コストパフォーマンスとMBA
大学の学部で教えていたとき、学生があの授業はコストパフォーマンスよい、悪いということをよく口にしていました。それを聞くたびに私はもやっとしていました。
大学で学ぶときのコストパフォーマンスとは何でしょうか。コストは学費であったり、授業や課題、研究にかける時間と労力であったりするでしょう。そこは私も異論はありません。問題は、パフォーマンスです。
学部生が授業のコストパフォーマンスと言うとき、パフォーマンスはたいてい単位のとりやすさを指しています。単位だけではないにしても、せいぜい、教員が楽しませてくれて、90分間座っていても苦痛ではない授業であるかどうか。
少しでも偏差値の高い大学を出ているほど就職に有利であると学生が考えるのは社会の現実として無理もないのですが、どこそこの大学を出たという事実のみが最終的なパフォーマンスとすると、個々の授業のパフォーマンスは究極的には単位が取りやすくて苦痛ではない授業になってしまうわけです。
私が現在教えているMBA生はそれなりに社会人経験を積んだ大人なので、教員に面と向かって言うことはあまりありませんが、学部生と同じような考え方を感じるときが時々あります。MBAを資格のように捉えて、MBA修了資格取得をパフォーマンスだととらえる考え方です。
しかし、残念ながら、MBA修了資格が転職や昇進に直結するかは、中の人が言うのも何ですが、正直、少々あやしいです。外資系や新興IT企業などでは学歴としてそれなりに評価してもらえるかもしれませんが、トラディショナルな日本企業では、MBA修了の資格よりも、学部の学校歴のほうがはるかに効くと思います。

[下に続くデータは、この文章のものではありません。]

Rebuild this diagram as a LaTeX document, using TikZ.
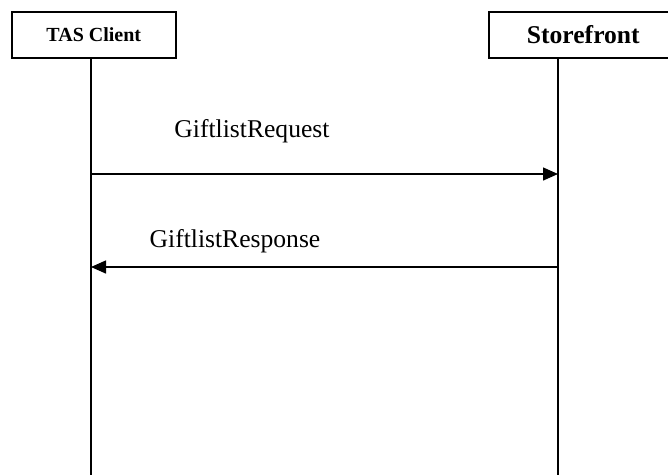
\documentclass[tikz,border=0pt]{standalone}
\usepackage{fontspec}
\setmainfont{Liberation Serif}
\usetikzlibrary{arrows.meta}
\begin{document}
\begin{tikzpicture}[x=1pt,y=-1pt,
  actor/.style={draw,line width=1.6pt,inner sep=0pt,anchor=north west,font=\bfseries},
  life/.style={line width=1.4pt},
  msg/.style={line width=1.4pt,-{Triangle[length=15pt,width=13pt]}},
  lbl/.style={font=\fontsize{25.6}{30}\selectfont,anchor=base}]
\useasboundingbox (0,0) rectangle (668,475);
\node[actor,minimum width=164pt,minimum height=46pt,font=\bfseries\fontsize{20}{24}\selectfont] (tas) at (11,11) {TAS Client};
\node[actor,minimum width=189pt,minimum height=46pt,font=\bfseries\fontsize{25.6}{30}\selectfont] (sf) at (488,11) {Storefront};
\coordinate (tasend) at (91,475);
\coordinate (sfend) at (558,475);
\draw[life] (tas.south -| tasend) -- (tasend);
\draw[life] (sf.south -| sfend) -- (sfend);
\coordinate (a1s) at (91,174);
\coordinate (a1e) at (558,174);
\coordinate (a2s) at (558,267);
\coordinate (a2e) at (91,267);
\draw[msg] (a1s) -- (a1e);
\draw[msg] (a2s) -- (a2e);
\node[lbl] (l1) at (252,137) {GiftlistRequest};
\node[lbl] (l2) at (235,247) {GiftlistResponse};
\end{tikzpicture}
\end{document}
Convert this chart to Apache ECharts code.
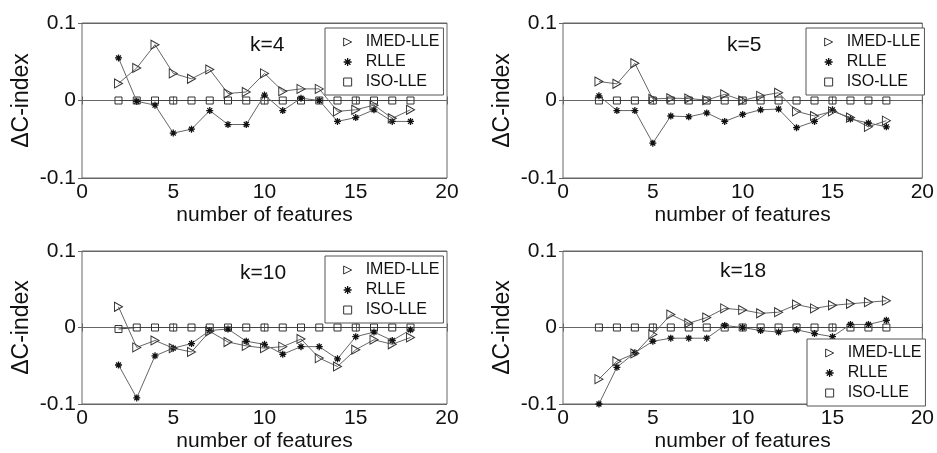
<!DOCTYPE html>
<html>
<head>
<meta charset="utf-8">
<script src="https://cdn.jsdelivr.net/npm/echarts@6/dist/echarts.min.js"></script>
<style>
  html, body { margin: 0; padding: 0; background: #fff; }
  #chart { width: 937px; height: 453px; }
</style>
</head>
<body>
<div id="chart"></div>
<script>
// number of features on the x axis
var features = [2, 3, 4, 5, 6, 7, 8, 9, 10, 11, 12, 13, 14, 15, 16, 17, 18];

// k=4
var imedK4 = [0.022, 0.042, 0.072, 0.035, 0.028, 0.040, 0.009, 0.011, 0.035, 0.012, 0.015, 0.015, -0.014, -0.012, -0.006, -0.023, -0.012];
var rlleK4 = [0.055, -0.001, -0.006, -0.042, -0.037, -0.013, -0.031, -0.031, 0.007, -0.013, 0.003, 0.000, -0.027, -0.022, -0.012, -0.027, -0.027];
var isoK4 = [0, 0, 0, 0, 0, 0, 0, 0, 0, 0, 0, 0, 0, 0, 0, 0, 0];

// k=5
var imedK5 = [0.0245, 0.0215, 0.048, 0.002, 0.003, 0.0025, 0.0005, 0.008, 0.000, 0.006, 0.010, -0.014, -0.020, -0.014, -0.022, -0.034, -0.026];
var rlleK5 = [0.006, -0.013, -0.013, -0.055, -0.020, -0.021, -0.016, -0.027, -0.018, -0.012, -0.011, -0.035, -0.027, -0.012, -0.024, -0.029, -0.034];
var isoK5 = [0, 0, 0, 0, 0, 0, 0, 0, 0, 0, 0, 0, 0, 0, 0, 0, 0];

// k=10
var imedK10 = [0.027, -0.026, -0.017, -0.027, -0.032, -0.005, -0.019, -0.024, -0.027, -0.025, -0.015, -0.040, -0.051, -0.029, -0.016, -0.022, -0.013];
var rlleK10 = [-0.049, -0.092, -0.037, -0.027, -0.021, -0.004, -0.002, -0.018, -0.022, -0.035, -0.025, -0.025, -0.041, -0.012, -0.006, -0.017, -0.003];
var isoK10 = [-0.002, 0, 0, 0, 0, 0, 0, 0, 0, 0, 0, 0, 0, 0, 0, 0, 0];

// k=18
var imedK18 = [-0.0675, -0.044, -0.034, -0.009, 0.017, 0.0056, 0.013, 0.025, 0.023, 0.0185, 0.020, 0.030, 0.025, 0.029, 0.031, 0.033, 0.035];
var rlleK18 = [-0.100, -0.052, -0.033, -0.018, -0.014, -0.014, -0.014, 0.0026, 0.000, -0.004, -0.006, -0.003, -0.008, -0.012, 0.004, 0.004, 0.0095];
var isoK18 = [0, 0, 0, 0, 0, 0, 0, 0, 0, 0, 0, 0, 0, 0, 0, 0, 0];

var panelTitles = ['k=4', 'k=5', 'k=10', 'k=18'];
var seriesNames = ['IMED-LLE', 'RLLE', 'ISO-LLE'];
var panelData = [
  [imedK4, rlleK4, isoK4],
  [imedK5, rlleK5, isoK5],
  [imedK10, rlleK10, isoK10],
  [imedK18, rlleK18, isoK18]
];

var FONT = '"Liberation Sans", Arial, Helvetica, sans-serif';
var triPath = 'path://M0,0L10,5L0,10Z';
var starPath = 'path://M0,5L10,5M5,0L5,10M1.5,1.5L8.5,8.5M8.5,1.5L1.5,8.5';
var symbols = [triPath, starPath, 'rect'];
var symbolSizes = [[8, 9], 7, 7];
var symbolStroke = [
  { color: '#333', width: 1 },
  { color: '#111', width: 1.3 },
  { color: '#333', width: 1 }
];

// grid boxes (left, top) for the 2x2 layout
var grids = [
  { left: 82, top: 23 },
  { left: 563, top: 23 },
  { left: 82, top: 251 },
  { left: 563, top: 251 }
];
var titlePos = [
  { left: 250, top: 35 },
  { left: 727, top: 35 },
  { left: 240, top: 263 },
  { left: 720, top: 261 }
];
var legendPos = [
  { left: 325, top: 28 },
  { left: 806, top: 28 },
  { left: 325, top: 256 },
  { left: 807, top: 339 }
];

var chart = echarts.init(document.getElementById('chart'));

var option = {
  animation: false,
  backgroundColor: '#fff',
  textStyle: { fontFamily: FONT },
  grid: [], xAxis: [], yAxis: [], series: [], title: [], legend: []
};

grids.forEach(function (g, i) {
  option.grid.push({
    left: g.left, top: g.top, width: 365, height: 155,
    show: true, borderColor: '#666', borderWidth: 1, backgroundColor: 'transparent'
  });

  // bottom + top x axes
  option.xAxis.push({
    gridIndex: i, type: 'value', min: 0, max: 20, interval: 5,
    axisLine: { show: false },
    axisTick: { inside: true, length: 4, lineStyle: { color: '#666' } },
    axisLabel: { fontSize: 21, color: '#111', margin: 4, fontFamily: FONT },
    splitLine: { show: false },
    name: 'number of features', nameLocation: 'middle', nameGap: 27,
    nameTextStyle: { fontSize: 21, color: '#111', fontFamily: FONT }
  });
  option.xAxis.push({
    gridIndex: i, type: 'value', position: 'top', min: 0, max: 20, interval: 5,
    axisLine: { show: false },
    axisTick: { inside: true, length: 4, lineStyle: { color: '#666' } },
    axisLabel: { show: false }, splitLine: { show: false }
  });

  // left + right y axes
  option.yAxis.push({
    gridIndex: i, type: 'value', min: -0.1, max: 0.1, interval: 0.1,
    axisLine: { show: false },
    axisTick: { inside: true, length: 4, lineStyle: { color: '#666' } },
    axisLabel: { fontSize: 21, color: '#111', margin: 6, fontFamily: FONT },
    splitLine: { show: true, lineStyle: { color: '#666', width: 1 } },
    name: 'ΔC-index', nameLocation: 'middle', nameGap: 49,
    nameTextStyle: { fontSize: 23, color: '#111', fontFamily: FONT }
  });
  option.yAxis.push({
    gridIndex: i, type: 'value', position: 'right', min: -0.1, max: 0.1, interval: 0.1,
    axisLine: { show: false },
    axisTick: { inside: true, length: 4, lineStyle: { color: '#666' } },
    axisLabel: { show: false }, splitLine: { show: false }
  });

  option.title.push({
    text: panelTitles[i], left: titlePos[i].left, top: titlePos[i].top, padding: 0,
    textStyle: { fontSize: 21, fontWeight: 'normal', color: '#111', fontFamily: FONT }
  });

  option.legend.push({
    orient: 'vertical',
    left: legendPos[i].left, top: legendPos[i].top,
    backgroundColor: '#fff', borderColor: '#555', borderWidth: 1, borderRadius: 0,
    padding: [6, 4, 5, 18],
    itemWidth: 8, itemHeight: 8, itemGap: 4,
    selectedMode: false,
    textStyle: { fontSize: 16, color: '#111', fontFamily: FONT, lineHeight: 16, padding: [0, 0, 0, 9] },
    data: seriesNames.map(function (n, s) {
      return {
        name: n, icon: symbols[s],
        itemStyle: { color: 'rgba(0,0,0,0)', borderColor: symbolStroke[s].color, borderWidth: symbolStroke[s].width }
      };
    })
  });

  panelData[i].forEach(function (vals, s) {
    option.series.push({
      name: seriesNames[s], type: 'line',
      xAxisIndex: 2 * i, yAxisIndex: 2 * i,
      data: features.map(function (f, j) { return [f, vals[j]]; }),
      symbol: symbols[s], symbolSize: symbolSizes[s], showAllSymbol: true,
      lineStyle: { color: s === 2 ? '#444' : '#666', width: 1 },
      itemStyle: { color: 'rgba(0,0,0,0)', borderColor: symbolStroke[s].color, borderWidth: symbolStroke[s].width },
      z: 3 - s
    });
  });
});

chart.setOption(option);
</script>
</body>
</html>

私は、大学での学びのパフォーマンスは、学部でもMBAでも同じで、卒業・修了した段階で自分自身に何が身に付いているかだと思います。入学したときよりも、広い視野で検討できるようになったとか、深く論理立てて考えられるようになったとか、違う意見を持った人と建設的に議論ができるようになったとか、自分自身に起きた変化の幅と深さがパフォーマンスなのです。
私自身、今までの人生で起きた困難を救ってくれたのは、いつも自分の身に付いたことでした。芸は身を助く、と言いますが、学びは身を助く、だと思います。暗記するような知識とは違って、一度身に付いた学びは、一生自分を助けてくれるのです。